April 9: A 90-Day Tariff Pause
On Wednesday, President Donald Trump announced a 90-day pause on tariffs for most U.S. trading partners. The universal 10% tariff on all imported goods is still in effect.
However, the pause does not apply to China, which is now facing tariffs of 125%. China has announced it will be raising tariffs on U.S. good by 84%.
In response to U.S. tariffs on Canadian goods, Canada announced countermeasures, including a 25% tariff on non-USMCA compliant vehicles imported from the United States, effective April 9, 2025.
In 2024, U.S. imports of automotive vehicles, parts, and engines reached a record $474.3 billion, the highest on record, according to U.S. Census Bureau data.
April 7: Retaliatory Tariffs on U.S.
On April 4, China announced a 34% retaliatory tariff on U.S. goods, set to take effect April 10, in direct response to escalating trade measures by the United States. Just days later, on April 7, Trump threatened to raise tariffs on Chinese imports by an additional 50% if Beijing does not reverse its latest move by April 8.
The rapid back-and-forth signals a renewed intensification of U.S.–China trade tensions, with both sides showing little willingness to de-escalate.
In response to the recent 25% tariffs imposed by the U.S. on imported vehicles and auto parts, General Motors, Ford, and Stellantis have made several moves in order to mitigate the impact on operations and consumers:
Production Adjustments: GM is increasing production at its Fort Wayne, Indiana plant, particularly for light-duty trucks, with plans to hire temporary employees.
Employee Pricing Incentive: Ford launched the "From America, For America" program, offering employee pricing to all customers on most models through June 2, 2025.
Production Pauses and Layoffs: Stellantis temporarily halted production at plants in Canada and Mexico, announcing the temporary layoff of approximately 900 U.S. workers.

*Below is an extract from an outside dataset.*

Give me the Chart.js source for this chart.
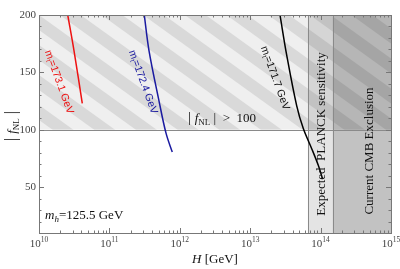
<!DOCTYPE html>
<html><head><meta charset="utf-8">
<script src="https://cdn.jsdelivr.net/npm/chart.js@4"></script>
<style>html,body{margin:0;padding:0;background:#fff}#wrap{width:400px;height:269px}</style>
</head><body><div id="wrap"><canvas id="c" width="400" height="269"></canvas></div>
<script>
// Curves: Hubble scale H [GeV] vs |f_NL|
const H_RED   = [2.56e10, 3.14e10, 4.12e10];
const F_RED   = [200, 169, 123];
const H_BLUE  = [3.13e11, 3.65e11, 5.07e11, 6.37e11, 7.82e11];
const F_BLUE  = [200, 169, 125, 97, 80.5];
const H_BLACK = [2.65e13, 3.30e13, 4.57e13, 5.68e13, 7.48e13, 9.27e13, 1.07e14];
const F_BLACK = [200, 165, 121, 101, 83.5, 69, 57];
const SERIES_LABELS = ["173.1", "172.4", "171.7"];
// Regions
const FNL_BOUND = 100;                 // |f_NL| > 100 hatched
const PLANCK_BAND = [6.6e13, 1.48e14]; // expected PLANCK sensitivity
const CMB_BAND = [1.48e14, 1e15];      // current CMB exclusion
// Axes
const X_MIN = 1e10, X_MAX = 1e15, Y_MIN = 10, Y_MAX = 200;
const X_EXPONENTS = [10, 11, 12, 13, 14, 15];
const Y_TICKS = [50, 100, 150, 200];
const Y_MINOR_STEP = 10;

const pts = (xs, ys) => xs.map((x, i) => ({x, y: ys[i]}));
const SERIF = '"Liberation Serif", "DejaVu Serif", serif';
const SANS = '"Liberation Sans", Arial, sans-serif';

function drawSubText(ctx, parts, x, y, align) {
  let w = 0;
  parts.forEach(p => { ctx.font = p[1]; w += ctx.measureText(p[0]).width; });
  let cx = align === 'center' ? x - w / 2 : (align === 'right' ? x - w : x);
  ctx.textAlign = 'left';
  parts.forEach(p => { ctx.font = p[1]; ctx.fillText(p[0], cx, y + (p[2] || 0)); cx += ctx.measureText(p[0]).width; });
}

const bgPlugin = {
  id: 'bg',
  beforeDatasetsDraw(chart) {
    const {ctx, chartArea: a, scales: {x, y}} = chart;
    ctx.save();
    ctx.beginPath(); ctx.rect(a.left, a.top, a.right - a.left, a.bottom - a.top); ctx.clip();
    const p0 = x.getPixelForValue(PLANCK_BAND[0]), p1 = x.getPixelForValue(PLANCK_BAND[1]);
    const c0 = x.getPixelForValue(CMB_BAND[0]), c1 = x.getPixelForValue(CMB_BAND[1]);
    ctx.fillStyle = '#e4e4e4'; ctx.fillRect(p0, a.top, p1 - p0, a.bottom - a.top);
    ctx.fillStyle = '#c2c2c2'; ctx.fillRect(c0, a.top, c1 - c0, a.bottom - a.top);
    const yb = y.getPixelForValue(FNL_BOUND), yt = y.getPixelForValue(Y_MAX);
    ctx.save();
    ctx.beginPath(); ctx.rect(a.left, yt, a.right - a.left, yb - yt); ctx.clip();
    ctx.globalCompositeOperation = 'multiply';
    ctx.fillStyle = '#efefef'; ctx.fillRect(a.left, yt, a.right - a.left, yb - yt);
    ctx.fillStyle = '#e8e8e8';
    const slope = 0.72, period = 30, half = period / 2;
    for (let k = -30; k < 30; k++) {
      const off = k * period;
      ctx.beginPath();
      ctx.moveTo(a.left - 200, yt + off + slope * (-200));
      ctx.lineTo(a.right + 200, yt + off + slope * (a.right - a.left + 200));
      ctx.lineTo(a.right + 200, yt + off + half + slope * (a.right - a.left + 200));
      ctx.lineTo(a.left - 200, yt + off + half + slope * (-200));
      ctx.closePath(); ctx.fill();
    }
    ctx.restore();
    ctx.strokeStyle = '#8a8a8a'; ctx.lineWidth = 1;
    ctx.beginPath();
    ctx.moveTo(a.left, Math.round(yb) + 0.5); ctx.lineTo(a.right, Math.round(yb) + 0.5);
    ctx.moveTo(Math.round(p0) + 0.5, a.top); ctx.lineTo(Math.round(p0) + 0.5, a.bottom);
    ctx.moveTo(Math.round(c0) + 0.5, a.top); ctx.lineTo(Math.round(c0) + 0.5, a.bottom);
    ctx.stroke();
    ctx.restore();
  },
  afterDatasetsDraw(chart) {
    const {ctx, chartArea: a, scales: {x, y}} = chart;
    ctx.save();
    ctx.strokeStyle = '#777'; ctx.lineWidth = 1;
    ctx.strokeRect(Math.round(a.left) + 0.5, Math.round(a.top) + 0.5, Math.round(a.right - a.left), Math.round(a.bottom - a.top));
    ctx.beginPath();
    for (let e = X_EXPONENTS[0]; e <= X_EXPONENTS[X_EXPONENTS.length - 1]; e++) {
      for (let m = 1; m <= 9; m++) {
        const v = m * Math.pow(10, e);
        if (v < X_MIN || v > X_MAX) continue;
        const px = Math.round(x.getPixelForValue(v)) + 0.5;
        const len = m === 1 ? 5 : 2.5;
        ctx.moveTo(px, a.bottom); ctx.lineTo(px, a.bottom - len);
        ctx.moveTo(px, a.top); ctx.lineTo(px, a.top + len);
      }
    }
    for (let v = Y_MIN; v <= Y_MAX; v += Y_MINOR_STEP) {
      const py = Math.round(y.getPixelForValue(v)) + 0.5;
      const len = Y_TICKS.includes(v) ? 5 : 2.5;
      ctx.moveTo(a.left, py); ctx.lineTo(a.left + len, py);
      ctx.moveTo(a.right, py); ctx.lineTo(a.right - len, py);
    }
    ctx.stroke();
    ctx.fillStyle = '#444';
    ctx.textBaseline = 'middle';
    Y_TICKS.forEach(v => {
      ctx.font = '11px ' + SERIF; ctx.textAlign = 'right';
      ctx.fillText(String(v), a.left - 3, y.getPixelForValue(v));
    });
    ctx.textBaseline = 'alphabetic';
    X_EXPONENTS.forEach(e => {
      const px = x.getPixelForValue(Math.pow(10, e));
      drawSubText(ctx, [['10', '11px ' + SERIF, 0], [String(e), '7.5px ' + SERIF, -5]], px, a.bottom + 14, 'center');
    });
    ctx.fillStyle = '#111';
    drawSubText(ctx, [['H', 'italic 13px ' + SERIF, 0], [' [GeV]', '13px ' + SERIF, 0]], (a.left + a.right) / 2, 263, 'center');
    ctx.save();
    ctx.translate(12, (a.top + a.bottom) / 2 + 2);
    ctx.rotate(-Math.PI / 2);
    drawSubText(ctx, [['| ', '16px ' + SERIF, 0], ['f', 'italic 13px ' + SERIF, 0], ['NL', '9px ' + SERIF, 3], [' |', '16px ' + SERIF, 0]], 0, 4, 'center');
    ctx.restore();
    ctx.fillStyle = '#111';
    drawSubText(ctx, [['| ', '15px ' + SERIF, 0], ['f', 'italic 13px ' + SERIF, 0], ['NL', '9px ' + SERIF, 3], [' |  >  100', '13px ' + SERIF, 0]], 222, 122, 'center');
    drawSubText(ctx, [['m', 'italic 13px ' + SERIF, 0], ['h', 'italic 9px ' + SERIF, 3], ['=125.5 GeV', '13px ' + SERIF, 0]], 45, 219, 'left');
    const pm = (x.getPixelForValue(PLANCK_BAND[0]) + x.getPixelForValue(PLANCK_BAND[1])) / 2;
    const cm = (x.getPixelForValue(CMB_BAND[0]) + x.getPixelForValue(CMB_BAND[1])) / 2;
    [[pm + 1, 134, 'Expected  PLANCK sensitivity'], [cm + 8, 151, 'Current CMB Exclusion']].forEach(([tx, ty, s]) => {
      ctx.save(); ctx.translate(tx, ty); ctx.rotate(-Math.PI / 2);
      ctx.font = '13px ' + SERIF; ctx.textAlign = 'center'; ctx.textBaseline = 'middle';
      ctx.fillText(s, 0, 0); ctx.restore();
    });
    const lab = [[59, 82, '#ee1111', SERIES_LABELS[0]], [143, 82, '#1a1aa0', SERIES_LABELS[1]], [275, 78, '#111', SERIES_LABELS[2]]];
    lab.forEach(([tx, ty, col, s]) => {
      ctx.save(); ctx.translate(tx, ty); ctx.rotate(70 * Math.PI / 180);
      ctx.fillStyle = col; ctx.textBaseline = 'middle';
      drawSubText(ctx, [['m', '10.5px ' + SANS, 0], ['t', '7px ' + SANS, 3], ['=' + s + ' GeV', '10.5px ' + SANS, 0]], 0, 0, 'center');
      ctx.restore();
    });
    ctx.restore();
  }
};

new Chart(document.getElementById('c'), {
  type: 'scatter',
  data: {
    datasets: [
      {data: pts(H_RED, F_RED), borderColor: '#ee1111'},
      {data: pts(H_BLUE, F_BLUE), borderColor: '#1a1aa0'},
      {data: pts(H_BLACK, F_BLACK), borderColor: '#000'}
    ].map(d => Object.assign(d, {showLine: true, pointRadius: 0, borderWidth: 1.5, tension: 0.35}))
  },
  options: {
    responsive: false, animation: false, devicePixelRatio: 1,
    layout: {padding: {left: 39, right: 9, top: 15, bottom: 36}},
    plugins: {legend: {display: false}, tooltip: {enabled: false}},
    scales: {
      x: {type: 'logarithmic', min: X_MIN, max: X_MAX, ticks: {display: false}, grid: {display: false}, border: {display: false}, afterFit(s) { s.height = 0; }},
      y: {type: 'linear', min: Y_MIN, max: Y_MAX, ticks: {display: false}, grid: {display: false}, border: {display: false}, afterFit(s) { s.width = 0; }}
    }
  },
  plugins: [bgPlugin]
});
</script></body></html>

Employee Pricing Promotion: Following Ford's lead, Stellantis extended its employee-discount pricing to the general public on select 2024 models, including popular Jeep, Ram, and Dodge vehicles, in hopes of bolstering sales.
April 2: New Tariffs Imposed
On Wednesday, President Trump unveiled a broad tariff policy that would impose a 10% baseline tariff on all imported goods, with higher rates targeted at specific countries. The 25% on all cars shipped to America from other countries went into effect as well.
The president also announced an individualized reciprocal higher tariff on countries "with which the United States has the largest trade deficits" with plans for this to take effect April 9.
The order also gives Trump the authority to raise tariffs if other countries retaliate, or lower them if those countries take meaningful steps to address trade imbalances and cooperate with the U.S. on economic and national security issues.
The Budget Lab at Yale modeled the total effect of the 25% automobile tariffs releasing a report that showed the tariffs are projected to raise average motor vehicle prices by approximately 13.5%, equating to an additional $6,400 for a typical new car. Imported models may experience price increases of up to 31%.
March 26: Tariffs Ahead
In an anticipated move, Trump signed a proclamation imposing a 25% tariff on imported cars and certain auto parts, citing national security concerns. The tariffs are set to take effect on April 2, which Trump called "Liberation Day."
The action, invoking Section 232 of the Trade Expansion Act of 1962, applies to passenger vehicles (sedans, SUVs, crossovers, minivans, and cargo vans), light trucks, and key components including engines, transmissions, powertrain parts, and electrical systems with the possibility of tariffs expanding on additional parts.
Domestic Manufacturing, Procurement Cycles
For the time being, parts that meet U.S.-Mexico-Canada Agreement standards will remain exempt, pending further review by the Department of Commerce and U.S. Customs and Border Protection.
The administration stated that these measures will bolster domestic manufacturing and address trade imbalances.
"We were losing all of our plants, " Trump said during Wednesday's announcement on the tariffs. "They were being built in Mexico and Canada and other places. Now those plants largely have stopped, and they're moving them to our country."
However, industry analysts have warned the tariffs could upend the automotive marketing leading to increased vehicle prices and potential disruptions in the automotive supply chain.
With many government fleets operating on multi-year procurement cycles, this sudden increase in vehicle and parts costs may require adjustments to FY2025 budgets or renegotiation of contracts signed before the tariff was announced.
Developments Preceding the April 2 Tariffs
In February, President Trump announced his intention to impose a 25% tariff on imported vehicles and key auto parts coming from Mexico and Canada. However, following discussions with the Big Three in March, the president agreed to delay the tariffs on certain vehicles built in North America.
The automakers reportedly pushed for waivers on some components essential to their supply chains, arguing that a blanket tariff could disrupt domestic production and increase costs for U.S.-built vehicles that rely on globally sourced parts.